### Task prompt
Copy the data exactly from the line that contains "Recreate this image" through the line that contains "const FRAME = '#a6a6a6';", keeping both end lines and leaving out everything else.

==== Data

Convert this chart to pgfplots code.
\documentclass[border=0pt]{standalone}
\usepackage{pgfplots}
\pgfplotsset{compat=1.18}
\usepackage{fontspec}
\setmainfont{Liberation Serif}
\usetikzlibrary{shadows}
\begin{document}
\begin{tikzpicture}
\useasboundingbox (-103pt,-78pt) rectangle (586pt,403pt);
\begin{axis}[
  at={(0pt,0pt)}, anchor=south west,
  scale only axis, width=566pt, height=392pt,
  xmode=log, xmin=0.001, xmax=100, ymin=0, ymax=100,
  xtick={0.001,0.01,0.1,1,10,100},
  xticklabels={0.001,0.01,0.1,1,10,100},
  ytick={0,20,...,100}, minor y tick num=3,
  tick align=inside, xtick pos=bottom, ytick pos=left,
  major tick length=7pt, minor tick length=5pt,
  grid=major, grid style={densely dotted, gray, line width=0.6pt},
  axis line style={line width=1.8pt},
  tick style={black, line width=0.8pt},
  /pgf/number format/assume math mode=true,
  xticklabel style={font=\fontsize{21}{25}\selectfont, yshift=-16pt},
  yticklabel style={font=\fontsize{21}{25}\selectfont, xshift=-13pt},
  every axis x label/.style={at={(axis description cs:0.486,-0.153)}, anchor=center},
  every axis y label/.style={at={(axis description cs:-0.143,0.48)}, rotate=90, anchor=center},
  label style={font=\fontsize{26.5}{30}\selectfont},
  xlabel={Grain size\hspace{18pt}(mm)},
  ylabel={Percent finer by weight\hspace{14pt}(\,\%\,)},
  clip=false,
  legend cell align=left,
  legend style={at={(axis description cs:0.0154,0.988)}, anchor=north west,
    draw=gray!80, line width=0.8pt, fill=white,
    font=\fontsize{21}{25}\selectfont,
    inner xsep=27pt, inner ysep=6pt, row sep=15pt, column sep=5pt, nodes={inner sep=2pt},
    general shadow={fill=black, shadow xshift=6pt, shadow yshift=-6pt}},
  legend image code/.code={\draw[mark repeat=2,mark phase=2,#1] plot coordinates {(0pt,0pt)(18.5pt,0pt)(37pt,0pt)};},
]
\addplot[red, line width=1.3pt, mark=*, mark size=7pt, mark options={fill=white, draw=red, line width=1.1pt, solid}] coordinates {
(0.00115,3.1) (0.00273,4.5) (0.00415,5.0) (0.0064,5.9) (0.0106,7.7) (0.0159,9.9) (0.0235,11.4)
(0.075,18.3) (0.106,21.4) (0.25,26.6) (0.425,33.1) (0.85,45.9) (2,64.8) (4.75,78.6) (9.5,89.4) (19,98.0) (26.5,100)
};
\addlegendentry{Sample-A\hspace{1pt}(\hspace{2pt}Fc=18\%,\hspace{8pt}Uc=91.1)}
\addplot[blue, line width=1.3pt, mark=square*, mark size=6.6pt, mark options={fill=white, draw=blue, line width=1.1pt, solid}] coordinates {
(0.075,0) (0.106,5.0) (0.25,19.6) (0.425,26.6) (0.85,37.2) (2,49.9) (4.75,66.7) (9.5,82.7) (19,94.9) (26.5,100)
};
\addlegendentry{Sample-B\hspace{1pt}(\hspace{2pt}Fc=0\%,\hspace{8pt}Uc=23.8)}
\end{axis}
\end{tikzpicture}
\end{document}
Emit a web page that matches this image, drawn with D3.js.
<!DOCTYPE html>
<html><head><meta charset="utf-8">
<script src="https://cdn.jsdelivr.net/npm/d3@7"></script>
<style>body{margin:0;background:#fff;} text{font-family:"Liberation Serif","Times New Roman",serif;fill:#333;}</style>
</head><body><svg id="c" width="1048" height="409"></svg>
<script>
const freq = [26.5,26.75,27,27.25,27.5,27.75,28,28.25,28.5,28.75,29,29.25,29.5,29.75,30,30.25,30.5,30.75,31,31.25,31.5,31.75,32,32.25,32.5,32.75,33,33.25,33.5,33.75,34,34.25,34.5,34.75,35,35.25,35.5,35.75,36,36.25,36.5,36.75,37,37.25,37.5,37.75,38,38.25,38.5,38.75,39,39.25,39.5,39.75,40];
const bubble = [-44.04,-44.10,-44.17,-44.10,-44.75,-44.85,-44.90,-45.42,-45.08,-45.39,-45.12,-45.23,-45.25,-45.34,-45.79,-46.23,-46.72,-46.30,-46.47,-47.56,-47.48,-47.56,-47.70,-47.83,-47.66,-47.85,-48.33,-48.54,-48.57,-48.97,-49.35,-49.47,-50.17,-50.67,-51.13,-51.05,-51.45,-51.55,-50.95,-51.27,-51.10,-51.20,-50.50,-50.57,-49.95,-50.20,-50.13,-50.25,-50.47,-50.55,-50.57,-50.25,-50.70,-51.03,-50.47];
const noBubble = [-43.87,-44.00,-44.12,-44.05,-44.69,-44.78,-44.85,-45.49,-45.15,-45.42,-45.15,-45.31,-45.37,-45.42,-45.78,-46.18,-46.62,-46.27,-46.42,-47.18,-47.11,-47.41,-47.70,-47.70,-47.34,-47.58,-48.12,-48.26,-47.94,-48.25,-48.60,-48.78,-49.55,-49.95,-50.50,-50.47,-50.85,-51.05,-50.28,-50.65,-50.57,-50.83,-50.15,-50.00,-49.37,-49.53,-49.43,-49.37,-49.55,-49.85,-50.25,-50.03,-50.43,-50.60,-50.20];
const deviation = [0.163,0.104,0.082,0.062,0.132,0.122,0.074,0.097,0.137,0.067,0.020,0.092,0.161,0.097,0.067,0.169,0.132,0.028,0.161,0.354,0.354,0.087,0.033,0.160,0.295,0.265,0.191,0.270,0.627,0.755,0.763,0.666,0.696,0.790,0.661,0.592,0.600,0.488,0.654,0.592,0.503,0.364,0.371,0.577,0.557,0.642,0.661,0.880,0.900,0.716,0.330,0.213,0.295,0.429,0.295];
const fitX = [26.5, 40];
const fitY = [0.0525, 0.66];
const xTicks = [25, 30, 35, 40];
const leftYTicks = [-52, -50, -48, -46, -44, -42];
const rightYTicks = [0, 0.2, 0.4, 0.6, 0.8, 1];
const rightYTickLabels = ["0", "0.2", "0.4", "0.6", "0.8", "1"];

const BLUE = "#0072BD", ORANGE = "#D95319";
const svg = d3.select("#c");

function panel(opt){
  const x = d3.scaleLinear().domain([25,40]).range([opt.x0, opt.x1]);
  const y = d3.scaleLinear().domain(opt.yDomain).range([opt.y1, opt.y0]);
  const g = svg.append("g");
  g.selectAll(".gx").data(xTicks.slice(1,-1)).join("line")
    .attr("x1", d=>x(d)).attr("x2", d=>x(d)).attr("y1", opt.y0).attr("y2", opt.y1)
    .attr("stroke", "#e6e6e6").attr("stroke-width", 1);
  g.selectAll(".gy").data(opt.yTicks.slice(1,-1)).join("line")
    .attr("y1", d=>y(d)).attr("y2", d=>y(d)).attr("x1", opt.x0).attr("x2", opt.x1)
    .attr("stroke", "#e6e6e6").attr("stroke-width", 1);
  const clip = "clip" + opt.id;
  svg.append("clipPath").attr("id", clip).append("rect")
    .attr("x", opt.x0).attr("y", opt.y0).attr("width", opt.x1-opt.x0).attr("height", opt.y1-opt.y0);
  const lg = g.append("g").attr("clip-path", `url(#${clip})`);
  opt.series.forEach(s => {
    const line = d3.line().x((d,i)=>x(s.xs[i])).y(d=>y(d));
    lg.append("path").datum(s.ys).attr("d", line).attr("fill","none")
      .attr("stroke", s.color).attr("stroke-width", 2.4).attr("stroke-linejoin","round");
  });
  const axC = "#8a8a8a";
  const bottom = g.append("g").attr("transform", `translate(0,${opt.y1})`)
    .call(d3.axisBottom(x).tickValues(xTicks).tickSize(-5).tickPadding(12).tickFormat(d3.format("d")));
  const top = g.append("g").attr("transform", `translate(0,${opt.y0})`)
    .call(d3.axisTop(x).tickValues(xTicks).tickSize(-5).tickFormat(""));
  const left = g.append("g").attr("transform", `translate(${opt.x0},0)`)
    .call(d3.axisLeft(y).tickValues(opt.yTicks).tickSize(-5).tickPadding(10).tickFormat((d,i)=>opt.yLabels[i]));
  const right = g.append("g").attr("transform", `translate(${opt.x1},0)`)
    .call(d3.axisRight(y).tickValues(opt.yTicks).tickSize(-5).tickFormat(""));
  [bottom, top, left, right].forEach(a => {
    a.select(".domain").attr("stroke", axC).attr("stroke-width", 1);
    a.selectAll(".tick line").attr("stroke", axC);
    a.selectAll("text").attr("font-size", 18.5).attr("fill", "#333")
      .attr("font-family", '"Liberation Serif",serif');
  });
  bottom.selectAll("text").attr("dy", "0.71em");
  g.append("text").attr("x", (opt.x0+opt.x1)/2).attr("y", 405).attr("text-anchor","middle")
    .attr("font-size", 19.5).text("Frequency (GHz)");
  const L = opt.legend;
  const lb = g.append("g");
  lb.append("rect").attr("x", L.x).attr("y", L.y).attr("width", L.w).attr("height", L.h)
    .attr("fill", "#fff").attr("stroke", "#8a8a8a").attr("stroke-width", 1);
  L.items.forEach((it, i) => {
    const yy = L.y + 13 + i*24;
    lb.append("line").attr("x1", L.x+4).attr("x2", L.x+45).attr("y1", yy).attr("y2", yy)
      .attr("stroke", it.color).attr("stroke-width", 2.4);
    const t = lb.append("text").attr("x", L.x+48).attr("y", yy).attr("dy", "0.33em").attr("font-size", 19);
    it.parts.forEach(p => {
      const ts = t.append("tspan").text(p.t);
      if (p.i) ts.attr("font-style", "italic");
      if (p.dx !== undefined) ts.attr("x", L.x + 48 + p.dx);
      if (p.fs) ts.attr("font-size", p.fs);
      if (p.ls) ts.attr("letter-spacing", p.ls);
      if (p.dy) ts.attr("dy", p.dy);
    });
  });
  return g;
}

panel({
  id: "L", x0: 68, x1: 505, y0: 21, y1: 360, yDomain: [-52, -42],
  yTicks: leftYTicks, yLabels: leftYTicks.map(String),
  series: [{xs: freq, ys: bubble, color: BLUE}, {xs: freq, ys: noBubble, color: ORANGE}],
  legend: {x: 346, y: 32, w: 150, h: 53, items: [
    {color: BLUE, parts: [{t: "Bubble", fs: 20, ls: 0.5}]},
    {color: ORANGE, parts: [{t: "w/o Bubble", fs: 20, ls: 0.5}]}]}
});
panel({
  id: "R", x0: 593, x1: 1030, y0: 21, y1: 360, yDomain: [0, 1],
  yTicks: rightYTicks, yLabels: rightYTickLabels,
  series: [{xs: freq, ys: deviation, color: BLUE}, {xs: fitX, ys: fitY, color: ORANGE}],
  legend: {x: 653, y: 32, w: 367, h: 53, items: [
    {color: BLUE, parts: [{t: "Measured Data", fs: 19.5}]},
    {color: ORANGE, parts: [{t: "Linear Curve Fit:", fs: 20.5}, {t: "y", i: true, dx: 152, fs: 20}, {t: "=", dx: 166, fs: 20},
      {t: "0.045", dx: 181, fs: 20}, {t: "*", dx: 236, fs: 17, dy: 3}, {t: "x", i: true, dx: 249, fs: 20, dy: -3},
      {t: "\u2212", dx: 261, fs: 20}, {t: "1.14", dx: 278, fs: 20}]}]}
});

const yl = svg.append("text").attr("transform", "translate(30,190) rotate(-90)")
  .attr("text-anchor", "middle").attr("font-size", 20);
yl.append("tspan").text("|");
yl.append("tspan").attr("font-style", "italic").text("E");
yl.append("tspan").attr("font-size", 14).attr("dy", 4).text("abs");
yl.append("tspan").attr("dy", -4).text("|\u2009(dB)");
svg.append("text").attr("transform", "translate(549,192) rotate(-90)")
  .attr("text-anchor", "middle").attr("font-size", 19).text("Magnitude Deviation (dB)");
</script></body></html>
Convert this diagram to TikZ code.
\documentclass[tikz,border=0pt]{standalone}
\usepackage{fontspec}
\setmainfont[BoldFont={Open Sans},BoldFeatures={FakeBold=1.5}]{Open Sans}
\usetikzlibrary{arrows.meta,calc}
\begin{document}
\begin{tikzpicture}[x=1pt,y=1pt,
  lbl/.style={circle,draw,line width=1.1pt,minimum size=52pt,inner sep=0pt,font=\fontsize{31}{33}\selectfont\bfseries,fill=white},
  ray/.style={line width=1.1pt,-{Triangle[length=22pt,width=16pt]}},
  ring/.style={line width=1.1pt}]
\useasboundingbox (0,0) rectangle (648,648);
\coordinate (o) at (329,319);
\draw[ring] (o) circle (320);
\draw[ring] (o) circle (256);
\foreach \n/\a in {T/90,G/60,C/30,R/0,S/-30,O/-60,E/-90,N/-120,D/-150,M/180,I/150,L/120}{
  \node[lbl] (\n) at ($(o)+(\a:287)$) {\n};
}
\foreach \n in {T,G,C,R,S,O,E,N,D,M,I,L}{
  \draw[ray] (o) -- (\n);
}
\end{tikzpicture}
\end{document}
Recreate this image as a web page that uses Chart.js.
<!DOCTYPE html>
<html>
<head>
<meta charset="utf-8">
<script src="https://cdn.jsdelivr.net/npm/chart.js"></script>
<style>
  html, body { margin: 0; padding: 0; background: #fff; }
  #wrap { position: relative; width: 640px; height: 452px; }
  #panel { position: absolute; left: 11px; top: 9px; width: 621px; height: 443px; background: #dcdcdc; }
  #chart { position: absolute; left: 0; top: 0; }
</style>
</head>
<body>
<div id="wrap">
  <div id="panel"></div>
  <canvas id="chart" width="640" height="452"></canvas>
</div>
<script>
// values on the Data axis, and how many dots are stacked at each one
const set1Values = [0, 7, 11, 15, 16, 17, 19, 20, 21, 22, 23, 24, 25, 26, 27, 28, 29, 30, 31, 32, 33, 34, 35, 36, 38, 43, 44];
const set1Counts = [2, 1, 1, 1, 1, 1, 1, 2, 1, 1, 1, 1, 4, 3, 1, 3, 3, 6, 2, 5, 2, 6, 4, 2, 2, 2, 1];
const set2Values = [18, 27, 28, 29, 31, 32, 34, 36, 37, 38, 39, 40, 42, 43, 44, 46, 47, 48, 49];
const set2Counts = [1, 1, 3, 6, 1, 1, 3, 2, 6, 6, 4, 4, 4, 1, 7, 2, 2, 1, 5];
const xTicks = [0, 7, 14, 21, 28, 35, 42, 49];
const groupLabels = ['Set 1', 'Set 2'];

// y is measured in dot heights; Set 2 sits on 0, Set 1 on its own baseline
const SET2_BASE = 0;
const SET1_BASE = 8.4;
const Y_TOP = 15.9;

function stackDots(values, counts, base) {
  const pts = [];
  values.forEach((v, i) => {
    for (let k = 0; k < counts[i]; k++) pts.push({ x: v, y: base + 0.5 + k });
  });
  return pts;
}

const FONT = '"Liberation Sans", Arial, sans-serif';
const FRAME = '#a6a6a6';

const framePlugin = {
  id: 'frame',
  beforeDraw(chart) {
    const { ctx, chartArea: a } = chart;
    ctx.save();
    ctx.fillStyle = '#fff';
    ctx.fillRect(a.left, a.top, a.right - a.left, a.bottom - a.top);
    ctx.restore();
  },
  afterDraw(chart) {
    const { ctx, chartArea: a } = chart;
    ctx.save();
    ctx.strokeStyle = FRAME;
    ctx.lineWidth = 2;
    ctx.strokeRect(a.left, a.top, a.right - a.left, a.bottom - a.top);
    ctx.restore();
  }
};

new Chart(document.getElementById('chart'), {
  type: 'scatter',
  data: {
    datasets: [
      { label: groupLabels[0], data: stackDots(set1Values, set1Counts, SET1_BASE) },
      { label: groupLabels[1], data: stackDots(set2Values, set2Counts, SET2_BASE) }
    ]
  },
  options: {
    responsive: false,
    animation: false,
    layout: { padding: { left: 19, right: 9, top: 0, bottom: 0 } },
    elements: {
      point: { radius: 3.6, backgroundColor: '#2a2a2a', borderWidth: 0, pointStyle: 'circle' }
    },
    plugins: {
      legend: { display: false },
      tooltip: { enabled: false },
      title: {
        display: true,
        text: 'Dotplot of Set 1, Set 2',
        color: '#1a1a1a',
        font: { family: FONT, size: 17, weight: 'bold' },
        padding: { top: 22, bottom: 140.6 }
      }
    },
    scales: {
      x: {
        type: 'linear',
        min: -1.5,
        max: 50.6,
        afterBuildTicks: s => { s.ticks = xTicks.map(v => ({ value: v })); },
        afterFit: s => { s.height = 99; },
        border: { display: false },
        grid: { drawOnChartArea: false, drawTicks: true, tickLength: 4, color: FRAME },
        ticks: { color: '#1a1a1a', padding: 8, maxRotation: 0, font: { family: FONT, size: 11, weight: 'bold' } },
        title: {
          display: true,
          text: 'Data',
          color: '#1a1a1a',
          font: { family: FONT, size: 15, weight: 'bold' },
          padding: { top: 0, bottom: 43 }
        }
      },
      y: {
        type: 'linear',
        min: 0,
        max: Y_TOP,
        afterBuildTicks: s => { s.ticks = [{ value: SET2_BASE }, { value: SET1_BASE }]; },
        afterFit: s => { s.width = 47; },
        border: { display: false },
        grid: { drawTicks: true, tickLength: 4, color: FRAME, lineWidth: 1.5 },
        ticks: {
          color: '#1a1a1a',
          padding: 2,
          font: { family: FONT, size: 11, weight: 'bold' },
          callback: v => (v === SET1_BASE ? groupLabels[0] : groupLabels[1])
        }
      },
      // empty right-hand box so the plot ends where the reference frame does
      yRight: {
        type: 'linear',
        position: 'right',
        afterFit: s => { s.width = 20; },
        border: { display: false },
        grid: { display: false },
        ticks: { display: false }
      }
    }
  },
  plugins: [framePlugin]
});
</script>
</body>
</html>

========

### Written response
Recreate this image as a web page that uses Chart.js.
<!DOCTYPE html>
<html>
<head>
<meta charset="utf-8">
<script src="https://cdn.jsdelivr.net/npm/chart.js"></script>
<style>
  html, body { margin: 0; padding: 0; background: #fff; }
  #wrap { position: relative; width: 640px; height: 452px; }
  #panel { position: absolute; left: 11px; top: 9px; width: 621px; height: 443px; background: #dcdcdc; }
  #chart { position: absolute; left: 0; top: 0; }
</style>
</head>
<body>
<div id="wrap">
  <div id="panel"></div>
  <canvas id="chart" width="640" height="452"></canvas>
</div>
<script>
// values on the Data axis, and how many dots are stacked at each one
const set1Values = [0, 7, 11, 15, 16, 17, 19, 20, 21, 22, 23, 24, 25, 26, 27, 28, 29, 30, 31, 32, 33, 34, 35, 36, 38, 43, 44];
const set1Counts = [2, 1, 1, 1, 1, 1, 1, 2, 1, 1, 1, 1, 4, 3, 1, 3, 3, 6, 2, 5, 2, 6, 4, 2, 2, 2, 1];
const set2Values = [18, 27, 28, 29, 31, 32, 34, 36, 37, 38, 39, 40, 42, 43, 44, 46, 47, 48, 49];
const set2Counts = [1, 1, 3, 6, 1, 1, 3, 2, 6, 6, 4, 4, 4, 1, 7, 2, 2, 1, 5];
const xTicks = [0, 7, 14, 21, 28, 35, 42, 49];
const groupLabels = ['Set 1', 'Set 2'];

// y is measured in dot heights; Set 2 sits on 0, Set 1 on its own baseline
const SET2_BASE = 0;
const SET1_BASE = 8.4;
const Y_TOP = 15.9;

function stackDots(values, counts, base) {
  const pts = [];
  values.forEach((v, i) => {
    for (let k = 0; k < counts[i]; k++) pts.push({ x: v, y: base + 0.5 + k });
  });
  return pts;
}

const FONT = '"Liberation Sans", Arial, sans-serif';
const FRAME = '#a6a6a6';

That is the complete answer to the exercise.